**WHAT IS ASKED:** Print the records below exactly, from the line containing "Recreate this image" down to the line containing "(0,0) rectangle (1048,779);", both lines included, and omit every picture.

Charts and diagrams as code

------

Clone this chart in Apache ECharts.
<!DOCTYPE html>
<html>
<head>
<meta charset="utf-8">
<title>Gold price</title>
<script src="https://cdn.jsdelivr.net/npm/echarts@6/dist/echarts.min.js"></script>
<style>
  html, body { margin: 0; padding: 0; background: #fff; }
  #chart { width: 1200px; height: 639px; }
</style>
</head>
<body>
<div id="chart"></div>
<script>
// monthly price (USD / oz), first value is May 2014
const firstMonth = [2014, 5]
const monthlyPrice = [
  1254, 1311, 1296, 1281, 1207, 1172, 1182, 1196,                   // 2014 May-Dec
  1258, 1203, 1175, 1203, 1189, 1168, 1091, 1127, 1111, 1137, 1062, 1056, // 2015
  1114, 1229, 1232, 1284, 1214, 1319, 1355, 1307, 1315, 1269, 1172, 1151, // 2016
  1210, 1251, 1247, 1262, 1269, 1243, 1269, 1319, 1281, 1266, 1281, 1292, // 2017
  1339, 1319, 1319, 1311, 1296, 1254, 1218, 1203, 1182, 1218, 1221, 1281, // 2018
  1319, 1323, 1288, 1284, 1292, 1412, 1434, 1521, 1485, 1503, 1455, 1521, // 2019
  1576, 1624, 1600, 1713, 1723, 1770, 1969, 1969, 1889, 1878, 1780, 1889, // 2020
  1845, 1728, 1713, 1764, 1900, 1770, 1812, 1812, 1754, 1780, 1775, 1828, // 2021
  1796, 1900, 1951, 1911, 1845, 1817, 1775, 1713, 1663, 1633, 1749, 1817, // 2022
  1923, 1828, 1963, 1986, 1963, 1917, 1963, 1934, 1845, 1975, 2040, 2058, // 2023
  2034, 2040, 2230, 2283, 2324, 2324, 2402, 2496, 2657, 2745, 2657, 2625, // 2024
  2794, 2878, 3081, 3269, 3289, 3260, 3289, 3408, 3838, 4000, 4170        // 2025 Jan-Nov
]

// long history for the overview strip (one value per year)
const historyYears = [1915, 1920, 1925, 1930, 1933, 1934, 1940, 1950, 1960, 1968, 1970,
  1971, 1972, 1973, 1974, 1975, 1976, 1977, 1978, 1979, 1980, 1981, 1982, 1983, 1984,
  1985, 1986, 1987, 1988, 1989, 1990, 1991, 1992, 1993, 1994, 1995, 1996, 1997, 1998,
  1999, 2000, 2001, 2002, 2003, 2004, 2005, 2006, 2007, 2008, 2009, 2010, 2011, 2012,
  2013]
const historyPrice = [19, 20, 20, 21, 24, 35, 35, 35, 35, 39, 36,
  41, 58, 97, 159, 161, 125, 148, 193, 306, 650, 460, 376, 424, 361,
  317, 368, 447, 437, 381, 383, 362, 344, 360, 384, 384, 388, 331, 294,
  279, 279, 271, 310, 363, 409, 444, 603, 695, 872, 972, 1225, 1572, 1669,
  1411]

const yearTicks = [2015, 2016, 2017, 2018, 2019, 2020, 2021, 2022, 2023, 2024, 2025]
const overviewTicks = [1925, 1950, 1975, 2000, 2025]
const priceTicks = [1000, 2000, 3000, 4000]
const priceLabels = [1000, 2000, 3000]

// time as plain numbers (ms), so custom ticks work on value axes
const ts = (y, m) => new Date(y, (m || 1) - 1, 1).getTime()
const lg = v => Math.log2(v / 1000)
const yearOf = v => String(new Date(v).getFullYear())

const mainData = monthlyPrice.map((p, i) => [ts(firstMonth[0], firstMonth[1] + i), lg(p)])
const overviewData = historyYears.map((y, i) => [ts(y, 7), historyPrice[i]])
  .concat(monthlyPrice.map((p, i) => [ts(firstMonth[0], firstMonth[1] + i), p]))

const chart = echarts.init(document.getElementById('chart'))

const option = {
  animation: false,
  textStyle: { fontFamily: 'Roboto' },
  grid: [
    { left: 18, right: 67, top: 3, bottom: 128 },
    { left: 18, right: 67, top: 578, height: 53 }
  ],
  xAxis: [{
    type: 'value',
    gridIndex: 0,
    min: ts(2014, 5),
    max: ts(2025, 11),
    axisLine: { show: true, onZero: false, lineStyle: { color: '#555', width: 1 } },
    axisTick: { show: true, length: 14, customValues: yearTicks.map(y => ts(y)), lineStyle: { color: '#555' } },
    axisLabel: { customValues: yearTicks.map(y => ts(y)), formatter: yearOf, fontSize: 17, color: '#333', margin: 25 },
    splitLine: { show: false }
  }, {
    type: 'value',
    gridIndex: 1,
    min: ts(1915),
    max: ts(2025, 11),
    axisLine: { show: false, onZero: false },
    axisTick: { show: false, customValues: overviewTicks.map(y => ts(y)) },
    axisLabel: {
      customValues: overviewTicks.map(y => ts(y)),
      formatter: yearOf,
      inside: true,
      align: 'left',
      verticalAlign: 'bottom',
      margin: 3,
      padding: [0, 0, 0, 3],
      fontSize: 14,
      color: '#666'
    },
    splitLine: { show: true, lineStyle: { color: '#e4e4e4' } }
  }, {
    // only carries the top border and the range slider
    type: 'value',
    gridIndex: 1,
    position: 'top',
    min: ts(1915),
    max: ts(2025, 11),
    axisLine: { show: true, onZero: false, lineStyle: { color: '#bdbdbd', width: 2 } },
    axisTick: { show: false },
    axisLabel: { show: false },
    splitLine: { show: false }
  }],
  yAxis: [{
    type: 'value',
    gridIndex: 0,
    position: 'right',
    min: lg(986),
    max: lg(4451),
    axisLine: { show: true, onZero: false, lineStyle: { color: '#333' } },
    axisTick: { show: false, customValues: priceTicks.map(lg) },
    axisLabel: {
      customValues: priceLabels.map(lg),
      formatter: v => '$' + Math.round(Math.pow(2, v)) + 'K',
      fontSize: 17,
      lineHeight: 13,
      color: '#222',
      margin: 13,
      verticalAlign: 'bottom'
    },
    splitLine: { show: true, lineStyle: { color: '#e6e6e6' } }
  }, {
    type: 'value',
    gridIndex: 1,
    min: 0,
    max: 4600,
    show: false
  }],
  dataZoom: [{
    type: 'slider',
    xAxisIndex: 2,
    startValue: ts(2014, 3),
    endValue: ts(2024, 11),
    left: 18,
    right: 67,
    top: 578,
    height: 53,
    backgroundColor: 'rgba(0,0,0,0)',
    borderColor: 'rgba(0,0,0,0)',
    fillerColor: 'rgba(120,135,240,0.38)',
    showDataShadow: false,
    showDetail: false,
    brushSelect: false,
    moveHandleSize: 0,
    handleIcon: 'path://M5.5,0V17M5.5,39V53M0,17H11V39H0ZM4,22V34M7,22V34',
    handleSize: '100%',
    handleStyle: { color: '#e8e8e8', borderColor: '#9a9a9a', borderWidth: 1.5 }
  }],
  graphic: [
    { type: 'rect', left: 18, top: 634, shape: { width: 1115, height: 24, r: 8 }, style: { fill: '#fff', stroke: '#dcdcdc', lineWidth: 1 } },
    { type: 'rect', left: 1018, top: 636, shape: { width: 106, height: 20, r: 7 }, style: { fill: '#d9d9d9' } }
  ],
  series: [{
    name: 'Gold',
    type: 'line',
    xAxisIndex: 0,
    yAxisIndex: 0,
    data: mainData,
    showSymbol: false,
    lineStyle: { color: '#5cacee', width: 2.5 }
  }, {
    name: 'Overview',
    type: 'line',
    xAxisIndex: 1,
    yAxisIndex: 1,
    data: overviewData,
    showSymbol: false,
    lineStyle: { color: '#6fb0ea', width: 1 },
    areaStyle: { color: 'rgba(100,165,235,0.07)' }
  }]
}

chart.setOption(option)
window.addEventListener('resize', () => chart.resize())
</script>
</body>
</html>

------

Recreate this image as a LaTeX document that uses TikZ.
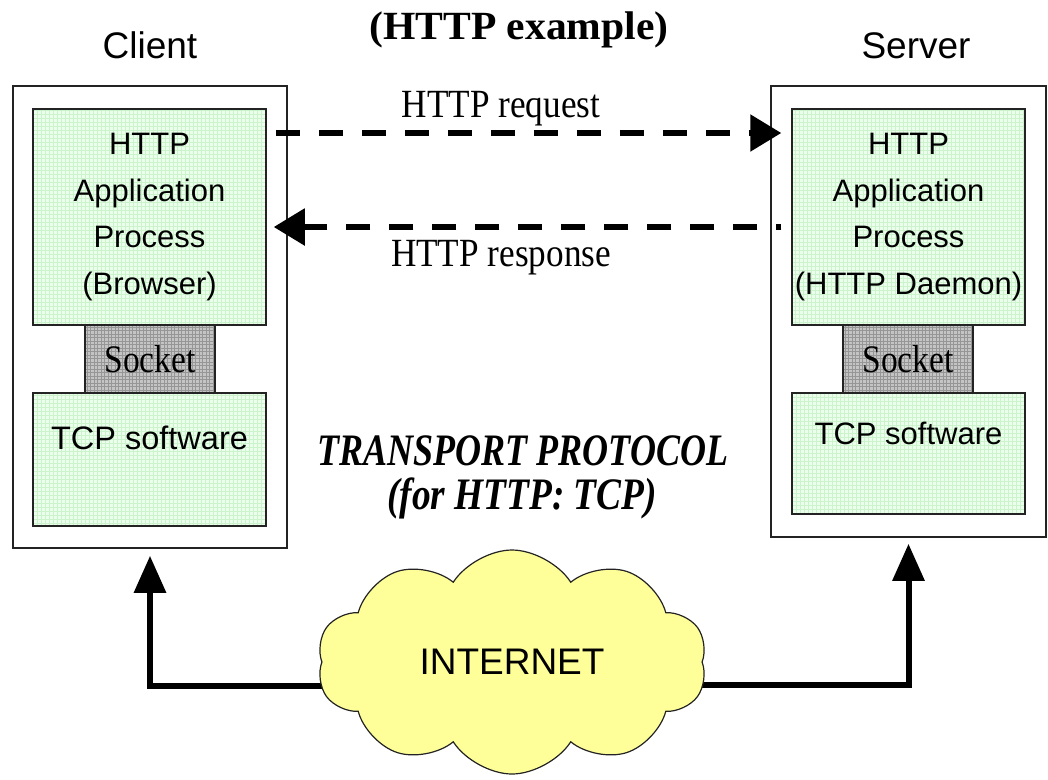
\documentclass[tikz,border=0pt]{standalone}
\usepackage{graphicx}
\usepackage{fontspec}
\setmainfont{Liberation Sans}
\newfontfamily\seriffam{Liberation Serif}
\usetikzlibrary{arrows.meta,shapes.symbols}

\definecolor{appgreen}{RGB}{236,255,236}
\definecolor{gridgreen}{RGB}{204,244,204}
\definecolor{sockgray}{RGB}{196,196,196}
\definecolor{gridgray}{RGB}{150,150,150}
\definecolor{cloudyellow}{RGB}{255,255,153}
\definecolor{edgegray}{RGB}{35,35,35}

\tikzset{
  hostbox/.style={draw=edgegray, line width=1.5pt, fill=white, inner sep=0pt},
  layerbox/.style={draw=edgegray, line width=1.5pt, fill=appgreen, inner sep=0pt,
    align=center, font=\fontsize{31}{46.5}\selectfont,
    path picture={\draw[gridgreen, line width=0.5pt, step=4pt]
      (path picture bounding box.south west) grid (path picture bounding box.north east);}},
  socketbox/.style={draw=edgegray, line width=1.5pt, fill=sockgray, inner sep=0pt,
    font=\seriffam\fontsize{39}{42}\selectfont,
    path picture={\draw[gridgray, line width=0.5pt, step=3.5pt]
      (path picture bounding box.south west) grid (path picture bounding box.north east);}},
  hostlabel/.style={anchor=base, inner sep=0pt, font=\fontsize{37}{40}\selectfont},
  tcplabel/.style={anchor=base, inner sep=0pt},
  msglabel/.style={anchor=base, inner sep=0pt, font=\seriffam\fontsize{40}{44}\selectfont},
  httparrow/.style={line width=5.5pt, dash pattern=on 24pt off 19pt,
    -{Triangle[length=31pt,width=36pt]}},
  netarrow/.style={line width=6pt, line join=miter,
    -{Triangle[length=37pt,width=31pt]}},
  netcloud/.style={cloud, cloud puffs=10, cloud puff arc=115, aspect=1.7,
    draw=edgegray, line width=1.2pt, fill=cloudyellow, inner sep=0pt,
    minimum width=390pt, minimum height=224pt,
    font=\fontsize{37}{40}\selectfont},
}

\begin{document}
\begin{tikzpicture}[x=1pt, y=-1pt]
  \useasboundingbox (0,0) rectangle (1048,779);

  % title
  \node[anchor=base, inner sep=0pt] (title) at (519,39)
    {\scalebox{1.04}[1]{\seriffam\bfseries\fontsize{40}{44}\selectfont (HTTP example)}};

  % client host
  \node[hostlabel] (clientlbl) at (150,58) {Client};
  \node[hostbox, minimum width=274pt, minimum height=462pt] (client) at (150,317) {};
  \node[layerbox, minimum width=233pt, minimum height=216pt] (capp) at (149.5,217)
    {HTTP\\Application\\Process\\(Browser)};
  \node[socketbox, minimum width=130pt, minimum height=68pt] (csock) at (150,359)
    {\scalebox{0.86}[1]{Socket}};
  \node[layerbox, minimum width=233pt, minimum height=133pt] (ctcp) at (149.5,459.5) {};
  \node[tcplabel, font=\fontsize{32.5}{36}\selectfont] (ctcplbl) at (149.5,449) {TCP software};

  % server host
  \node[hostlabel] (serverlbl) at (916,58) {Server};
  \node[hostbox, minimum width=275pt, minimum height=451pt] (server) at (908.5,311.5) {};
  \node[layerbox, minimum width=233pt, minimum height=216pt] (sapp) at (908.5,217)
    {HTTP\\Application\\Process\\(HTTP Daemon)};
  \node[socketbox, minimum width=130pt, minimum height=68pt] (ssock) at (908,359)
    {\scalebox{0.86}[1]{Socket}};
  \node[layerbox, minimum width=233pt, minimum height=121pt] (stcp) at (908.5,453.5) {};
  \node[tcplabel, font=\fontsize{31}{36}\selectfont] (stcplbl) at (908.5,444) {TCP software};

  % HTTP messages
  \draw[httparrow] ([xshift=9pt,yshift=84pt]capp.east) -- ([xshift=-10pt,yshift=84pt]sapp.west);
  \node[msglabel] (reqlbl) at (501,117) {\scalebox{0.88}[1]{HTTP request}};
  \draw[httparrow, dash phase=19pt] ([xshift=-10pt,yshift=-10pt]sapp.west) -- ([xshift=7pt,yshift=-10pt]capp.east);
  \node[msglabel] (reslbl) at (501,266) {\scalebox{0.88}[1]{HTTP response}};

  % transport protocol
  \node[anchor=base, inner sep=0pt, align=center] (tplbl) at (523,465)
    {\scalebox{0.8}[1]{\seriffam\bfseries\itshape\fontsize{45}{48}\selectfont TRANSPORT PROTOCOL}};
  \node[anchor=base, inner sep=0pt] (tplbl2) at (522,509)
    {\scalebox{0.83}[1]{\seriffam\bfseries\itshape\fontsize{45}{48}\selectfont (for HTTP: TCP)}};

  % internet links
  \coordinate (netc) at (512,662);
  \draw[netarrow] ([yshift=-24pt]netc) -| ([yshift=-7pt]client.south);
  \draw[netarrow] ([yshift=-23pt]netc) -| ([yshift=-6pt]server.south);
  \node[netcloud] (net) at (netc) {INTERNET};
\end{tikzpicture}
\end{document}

------

**SOLUTION TO THIS TASK:**
Recreate this image as a LaTeX document that uses TikZ.
\documentclass[tikz,border=0pt]{standalone}
\usepackage{graphicx}
\usepackage{fontspec}
\setmainfont{Liberation Sans}
\newfontfamily\seriffam{Liberation Serif}
\usetikzlibrary{arrows.meta,shapes.symbols}

\definecolor{appgreen}{RGB}{236,255,236}
\definecolor{gridgreen}{RGB}{204,244,204}
\definecolor{sockgray}{RGB}{196,196,196}
\definecolor{gridgray}{RGB}{150,150,150}
\definecolor{cloudyellow}{RGB}{255,255,153}
\definecolor{edgegray}{RGB}{35,35,35}

\tikzset{
  hostbox/.style={draw=edgegray, line width=1.5pt, fill=white, inner sep=0pt},
  layerbox/.style={draw=edgegray, line width=1.5pt, fill=appgreen, inner sep=0pt,
    align=center, font=\fontsize{31}{46.5}\selectfont,
    path picture={\draw[gridgreen, line width=0.5pt, step=4pt]
      (path picture bounding box.south west) grid (path picture bounding box.north east);}},
  socketbox/.style={draw=edgegray, line width=1.5pt, fill=sockgray, inner sep=0pt,
    font=\seriffam\fontsize{39}{42}\selectfont,
    path picture={\draw[gridgray, line width=0.5pt, step=3.5pt]
      (path picture bounding box.south west) grid (path picture bounding box.north east);}},
  hostlabel/.style={anchor=base, inner sep=0pt, font=\fontsize{37}{40}\selectfont},
  tcplabel/.style={anchor=base, inner sep=0pt},
  msglabel/.style={anchor=base, inner sep=0pt, font=\seriffam\fontsize{40}{44}\selectfont},
  httparrow/.style={line width=5.5pt, dash pattern=on 24pt off 19pt,
    -{Triangle[length=31pt,width=36pt]}},
  netarrow/.style={line width=6pt, line join=miter,
    -{Triangle[length=37pt,width=31pt]}},
  netcloud/.style={cloud, cloud puffs=10, cloud puff arc=115, aspect=1.7,
    draw=edgegray, line width=1.2pt, fill=cloudyellow, inner sep=0pt,
    minimum width=390pt, minimum height=224pt,
    font=\fontsize{37}{40}\selectfont},
}

\begin{document}
\begin{tikzpicture}[x=1pt, y=-1pt]
  \useasboundingbox (0,0) rectangle (1048,779);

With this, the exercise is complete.